**GIVEN TASK**
Write out the listing below without alteration, omitting its pictures.

**PROVIDED MATERIAL**
▬▬▬▬▬▬

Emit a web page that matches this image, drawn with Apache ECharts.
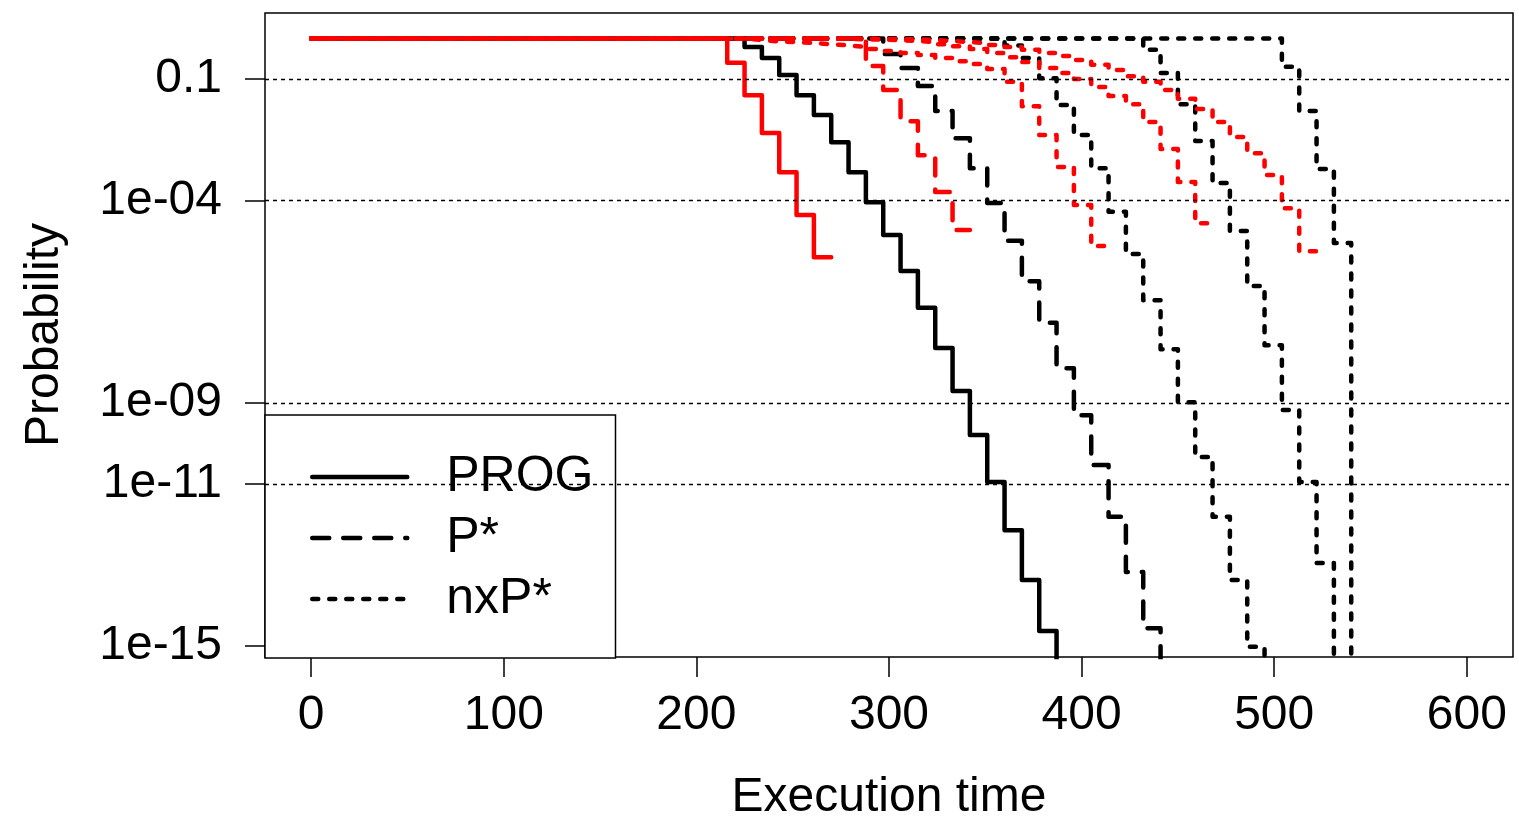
<!DOCTYPE html>
<html>
<head>
<meta charset="utf-8">
<title>Execution time exceedance</title>
<script src="https://cdn.jsdelivr.net/npm/echarts@6.0.0/dist/echarts.min.js"></script>
<style>
  html, body { margin: 0; padding: 0; background: #fff; }
  #chart { width: 1519px; height: 822px; }
</style>
</head>
<body>
<div id="chart"></div>
<script>
// execution time steps (x) and log10 of exceedance probability (y)
// black = estimate, red = observed
var progX = [0, 225, 234, 243, 252, 261, 270, 279, 288, 297, 306, 315, 324, 333, 342, 351, 360, 369, 378, 387]
var progP = [0, -0.21, -0.48, -0.90, -1.40, -1.89, -2.56, -3.30, -4.04, -4.85, -5.74, -6.65, -7.64, -8.70, -9.79, -10.95, -12.14, -13.37, -14.63, -16.5]

var progRedX = [0, 216, 225, 234, 243, 252, 261, 270]
var progRedP = [0, -0.60, -1.40, -2.33, -3.30, -4.36, -5.40, -5.40]

var pstarX = [0, 297, 306, 315, 324, 333, 342, 351, 360, 369, 378, 387, 396, 405, 414, 423, 432, 441]
var pstarP = [0, -0.38, -0.73, -1.17, -1.79, -2.46, -3.20, -4.06, -4.99, -5.99, -7.02, -8.14, -9.30, -10.53, -11.81, -13.17, -14.56, -16.5]

var pstarRedX = [0, 288, 297, 306, 315, 324, 333, 342]
var pstarRedP = [0, -0.68, -1.27, -2.04, -2.88, -3.79, -4.73, -4.73]

var nx1X = [0, 360, 369, 378, 387, 396, 405, 414, 423, 432, 441, 450, 459, 468, 477, 486, 495]
var nx1P = [0, -0.17, -0.48, -0.98, -1.64, -2.38, -3.20, -4.28, -5.32, -6.46, -7.67, -8.98, -10.33, -11.81, -13.37, -15.02, -16.5]

var nx2X = [0, 432, 441, 450, 459, 468, 477, 486, 495, 504, 513, 522, 531]
var nx2P = [0, -0.28, -0.85, -1.62, -2.53, -3.57, -4.75, -6.11, -7.57, -9.17, -10.95, -12.95, -16.5]

var nx3X = [0, 504, 513, 522, 531, 540]
var nx3P = [0, -0.70, -1.79, -3.22, -5.05, -16.5]

var nx1RedX = [0, 225, 234, 243, 252, 261, 270, 279, 288, 297, 306, 315, 324, 333, 342, 351, 360, 369, 378, 387, 396, 405, 414]
var nx1RedP = [0, -0.04, -0.07, -0.09, -0.11, -0.14, -0.17, -0.21, -0.26, -0.31, -0.36, -0.41, -0.48, -0.56, -0.63, -0.75, -1.07, -1.67, -2.38, -3.17, -4.11, -5.12, -5.12]

var nx2RedX = [0, 270, 288, 306, 315, 324, 333, 342, 351, 360, 369, 378, 387, 396, 405, 414, 423, 432, 441, 450, 459, 468]
var nx2RedP = [0, -0.02, -0.04, -0.06, -0.09, -0.14, -0.19, -0.26, -0.36, -0.46, -0.58, -0.73, -0.85, -1.00, -1.20, -1.42, -1.62, -2.06, -2.73, -3.54, -4.56, -4.56]

var nx3RedX = [0, 288, 315, 324, 333, 342, 351, 360, 369, 378, 387, 396, 405, 414, 423, 432, 441, 450, 459, 468, 477, 486, 495, 504, 513, 522]
var nx3RedP = [0, -0.02, -0.04, -0.06, -0.09, -0.11, -0.16, -0.21, -0.28, -0.36, -0.43, -0.53, -0.65, -0.78, -0.93, -1.07, -1.27, -1.49, -1.74, -2.06, -2.43, -2.83, -3.37, -4.19, -5.25, -5.25]

var xTicks = [0, 100, 200, 300, 400, 500, 600]
var yTickVals = [-15, -11, -9, -4, -1]
var yTickLabels = ['1e-15', '1e-11', '1e-09', '1e-04', '0.1']
var gridVals = [-1, -4, -9, -11]

var FONT = '"Liberation Sans", Arial, sans-serif'
var LW = 4.5
var DASHED = [17, 14]
var DOTTED = [6, 11]

function stepLine(name, xs, ps, color, dash) {
  return {
    name: name,
    type: 'line',
    step: 'end',
    symbol: 'none',
    showSymbol: false,
    silent: true,
    color: color,
    lineStyle: { color: color, width: LW, type: dash || 'solid', cap: 'round', join: 'round' },
    data: xs.map(function(x, i) { return [x, ps[i]] })
  }
}

var series = [
  stepLine('PROG', progX, progP, '#000000'),
  stepLine('P*', pstarX, pstarP, '#000000', DASHED),
  stepLine('nxP*', nx1X, nx1P, '#000000', DOTTED),
  stepLine('nxP*', nx2X, nx2P, '#000000', DOTTED),
  stepLine('nxP*', nx3X, nx3P, '#000000', DOTTED),
  stepLine('PROG obs', progRedX, progRedP, '#FF0000'),
  stepLine('P* obs', pstarRedX, pstarRedP, '#FF0000', DASHED),
  stepLine('nxP* obs 1', nx1RedX, nx1RedP, '#FF0000', DOTTED),
  stepLine('nxP* obs 2', nx2RedX, nx2RedP, '#FF0000', DOTTED),
  stepLine('nxP* obs 3', nx3RedX, nx3RedP, '#FF0000', DOTTED)
]

// horizontal reference lines
series[0].markLine = {
  silent: true,
  symbol: 'none',
  animation: false,
  label: { show: false },
  lineStyle: { color: '#000', width: 1.4, type: [4, 4] },
  data: gridVals.map(function(v) { return { yAxis: v } })
}

var option = {
  animation: false,
  backgroundColor: '#fff',
  grid: {
    left: 265, top: 13, right: 6, bottom: 165,
    outerBoundsMode: 'none',
    show: true, borderColor: '#000', borderWidth: 1.5
  },
  legend: {
    data: ['PROG', 'P*', 'nxP*'],
    orient: 'vertical',
    left: 265, top: 415,
    padding: [37, 22, 34, 45],
    itemWidth: 95, itemHeight: 14, itemGap: 11,
    backgroundColor: '#fff', borderColor: '#000', borderWidth: 1.5,
    selectedMode: false,
    itemStyle: { opacity: 0 },
    lineStyle: { width: LW },
    textStyle: { fontFamily: FONT, fontSize: 50, color: '#000', lineHeight: 50, padding: [0, 0, 0, 34] }
  },
  xAxis: {
    type: 'value',
    min: -24, max: 624,
    name: 'Execution time',
    nameLocation: 'middle',
    nameGap: 117,
    nameTextStyle: { fontFamily: FONT, fontSize: 48, color: '#000' },
    axisLine: { show: false, onZero: false },
    splitLine: { show: false },
    axisTick: { show: true, length: 20, lineStyle: { color: '#000', width: 1.5 }, customValues: xTicks },
    axisLabel: { fontFamily: FONT, fontSize: 48, color: '#000', margin: 35, customValues: xTicks }
  },
  yAxis: {
    type: 'value',
    min: -15.27, max: 0.63,
    name: 'Probability',
    nameLocation: 'middle',
    nameGap: 196,
    nameRotate: 90,
    nameTextStyle: { fontFamily: FONT, fontSize: 48, color: '#000' },
    axisLine: { show: false, onZero: false },
    splitLine: { show: false },
    axisTick: { show: true, length: 20, lineStyle: { color: '#000', width: 1.5 }, customValues: yTickVals },
    axisLabel: {
      fontFamily: FONT, fontSize: 48, color: '#000', margin: 43,
      customValues: yTickVals,
      formatter: function(v) {
        var i = yTickVals.indexOf(v)
        return i >= 0 ? yTickLabels[i] : ''
      }
    }
  },
  series: series
}

var chart = echarts.init(document.getElementById('chart'))
chart.setOption(option)
window.addEventListener('resize', function() { chart.resize() })
</script>
</body>
</html>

▬▬▬▬▬▬

**THE REPLY**
Emit a web page that matches this image, drawn with Apache ECharts.
<!DOCTYPE html>
<html>
<head>
<meta charset="utf-8">
<title>Execution time exceedance</title>
<script src="https://cdn.jsdelivr.net/npm/echarts@6.0.0/dist/echarts.min.js"></script>
<style>
  html, body { margin: 0; padding: 0; background: #fff; }
  #chart { width: 1519px; height: 822px; }
</style>
</head>
<body>
<div id="chart"></div>
<script>
// execution time steps (x) and log10 of exceedance probability (y)
// black = estimate, red = observed
var progX = [0, 225, 234, 243, 252, 261, 270, 279, 288, 297, 306, 315, 324, 333, 342, 351, 360, 369, 378, 387]
var progP = [0, -0.21, -0.48, -0.90, -1.40, -1.89, -2.56, -3.30, -4.04, -4.85, -5.74, -6.65, -7.64, -8.70, -9.79, -10.95, -12.14, -13.37, -14.63, -16.5]

var progRedX = [0, 216, 225, 234, 243, 252, 261, 270]
var progRedP = [0, -0.60, -1.40, -2.33, -3.30, -4.36, -5.40, -5.40]

var pstarX = [0, 297, 306, 315, 324, 333, 342, 351, 360, 369, 378, 387, 396, 405, 414, 423, 432, 441]
var pstarP = [0, -0.38, -0.73, -1.17, -1.79, -2.46, -3.20, -4.06, -4.99, -5.99, -7.02, -8.14, -9.30, -10.53, -11.81, -13.17, -14.56, -16.5]

var pstarRedX = [0, 288, 297, 306, 315, 324, 333, 342]
var pstarRedP = [0, -0.68, -1.27, -2.04, -2.88, -3.79, -4.73, -4.73]

var nx1X = [0, 360, 369, 378, 387, 396, 405, 414, 423, 432, 441, 450, 459, 468, 477, 486, 495]
var nx1P = [0, -0.17, -0.48, -0.98, -1.64, -2.38, -3.20, -4.28, -5.32, -6.46, -7.67, -8.98, -10.33, -11.81, -13.37, -15.02, -16.5]

var nx2X = [0, 432, 441, 450, 459, 468, 477, 486, 495, 504, 513, 522, 531]
var nx2P = [0, -0.28, -0.85, -1.62, -2.53, -3.57, -4.75, -6.11, -7.57, -9.17, -10.95, -12.95, -16.5]

var nx3X = [0, 504, 513, 522, 531, 540]
var nx3P = [0, -0.70, -1.79, -3.22, -5.05, -16.5]

var nx1RedX = [0, 225, 234, 243, 252, 261, 270, 279, 288, 297, 306, 315, 324, 333, 342, 351, 360, 369, 378, 387, 396, 405, 414]
var nx1RedP = [0, -0.04, -0.07, -0.09, -0.11, -0.14, -0.17, -0.21, -0.26, -0.31, -0.36, -0.41, -0.48, -0.56, -0.63, -0.75, -1.07, -1.67, -2.38, -3.17, -4.11, -5.12, -5.12]

var nx2RedX = [0, 270, 288, 306, 315, 324, 333, 342, 351, 360, 369, 378, 387, 396, 405, 414, 423, 432, 441, 450, 459, 468]
var nx2RedP = [0, -0.02, -0.04, -0.06, -0.09, -0.14, -0.19, -0.26, -0.36, -0.46, -0.58, -0.73, -0.85, -1.00, -1.20, -1.42, -1.62, -2.06, -2.73, -3.54, -4.56, -4.56]

var nx3RedX = [0, 288, 315, 324, 333, 342, 351, 360, 369, 378, 387, 396, 405, 414, 423, 432, 441, 450, 459, 468, 477, 486, 495, 504, 513, 522]
var nx3RedP = [0, -0.02, -0.04, -0.06, -0.09, -0.11, -0.16, -0.21, -0.28, -0.36, -0.43, -0.53, -0.65, -0.78, -0.93, -1.07, -1.27, -1.49, -1.74, -2.06, -2.43, -2.83, -3.37, -4.19, -5.25, -5.25]

var xTicks = [0, 100, 200, 300, 400, 500, 600]
var yTickVals = [-15, -11, -9, -4, -1]
var yTickLabels = ['1e-15', '1e-11', '1e-09', '1e-04', '0.1']
var gridVals = [-1, -4, -9, -11]

var FONT = '"Liberation Sans", Arial, sans-serif'
var LW = 4.5
var DASHED = [17, 14]
var DOTTED = [6, 11]

function stepLine(name, xs, ps, color, dash) {
  return {
    name: name,
    type: 'line',
    step: 'end',
    symbol: 'none',
    showSymbol: false,
    silent: true,
    color: color,
    lineStyle: { color: color, width: LW, type: dash || 'solid', cap: 'round', join: 'round' },
    data: xs.map(function(x, i) { return [x, ps[i]] })
  }
}

var series = [
  stepLine('PROG', progX, progP, '#000000'),
  stepLine('P*', pstarX, pstarP, '#000000', DASHED),
  stepLine('nxP*', nx1X, nx1P, '#000000', DOTTED),
  stepLine('nxP*', nx2X, nx2P, '#000000', DOTTED),
  stepLine('nxP*', nx3X, nx3P, '#000000', DOTTED),
  stepLine('PROG obs', progRedX, progRedP, '#FF0000'),
  stepLine('P* obs', pstarRedX, pstarRedP, '#FF0000', DASHED),
  stepLine('nxP* obs 1', nx1RedX, nx1RedP, '#FF0000', DOTTED),
  stepLine('nxP* obs 2', nx2RedX, nx2RedP, '#FF0000', DOTTED),
  stepLine('nxP* obs 3', nx3RedX, nx3RedP, '#FF0000', DOTTED)
]

// horizontal reference lines
series[0].markLine = {
  silent: true,
  symbol: 'none',
  animation: false,
  label: { show: false },
  lineStyle: { color: '#000', width: 1.4, type: [4, 4] },
  data: gridVals.map(function(v) { return { yAxis: v } })
}

var option = {
  animation: false,
  backgroundColor: '#fff',
  grid: {
    left: 265, top: 13, right: 6, bottom: 165,
    outerBoundsMode: 'none',
    show: true, borderColor: '#000', borderWidth: 1.5
  },
  legend: {
    data: ['PROG', 'P*', 'nxP*'],
    orient: 'vertical',
    left: 265, top: 415,
    padding: [37, 22, 34, 45],
    itemWidth: 95, itemHeight: 14, itemGap: 11,
    backgroundColor: '#fff', borderColor: '#000', borderWidth: 1.5,
    selectedMode: false,
    itemStyle: { opacity: 0 },
    lineStyle: { width: LW },
    textStyle: { fontFamily: FONT, fontSize: 50, color: '#000', lineHeight: 50, padding: [0, 0, 0, 34] }
  },
  xAxis: {
    type: 'value',
    min: -24, max: 624,
    name: 'Execution time',
    nameLocation: 'middle',
    nameGap: 117,
    nameTextStyle: { fontFamily: FONT, fontSize: 48, color: '#000' },
    axisLine: { show: false, onZero: false },
    splitLine: { show: false },
    axisTick: { show: true, length: 20, lineStyle: { color: '#000', width: 1.5 }, customValues: xTicks },
    axisLabel: { fontFamily: FONT, fontSize: 48, color: '#000', margin: 35, customValues: xTicks }
  },
  yAxis: {
    type: 'value',
    min: -15.27, max: 0.63,
    name: 'Probability',
    nameLocation: 'middle',
    nameGap: 196,
    nameRotate: 90,
    nameTextStyle: { fontFamily: FONT, fontSize: 48, color: '#000' },
    axisLine: { show: false, onZero: false },
    splitLine: { show: false },
    axisTick: { show: true, length: 20, lineStyle: { color: '#000', width: 1.5 }, customValues: yTickVals },
    axisLabel: {
      fontFamily: FONT, fontSize: 48, color: '#000', margin: 43,
      customValues: yTickVals,
      formatter: function(v) {
        var i = yTickVals.indexOf(v)
        return i >= 0 ? yTickLabels[i] : ''
      }
    }
  },
  series: series
}

var chart = echarts.init(document.getElementById('chart'))
chart.setOption(option)
window.addEventListener('resize', function() { chart.resize() })
</script>
</body>
</html>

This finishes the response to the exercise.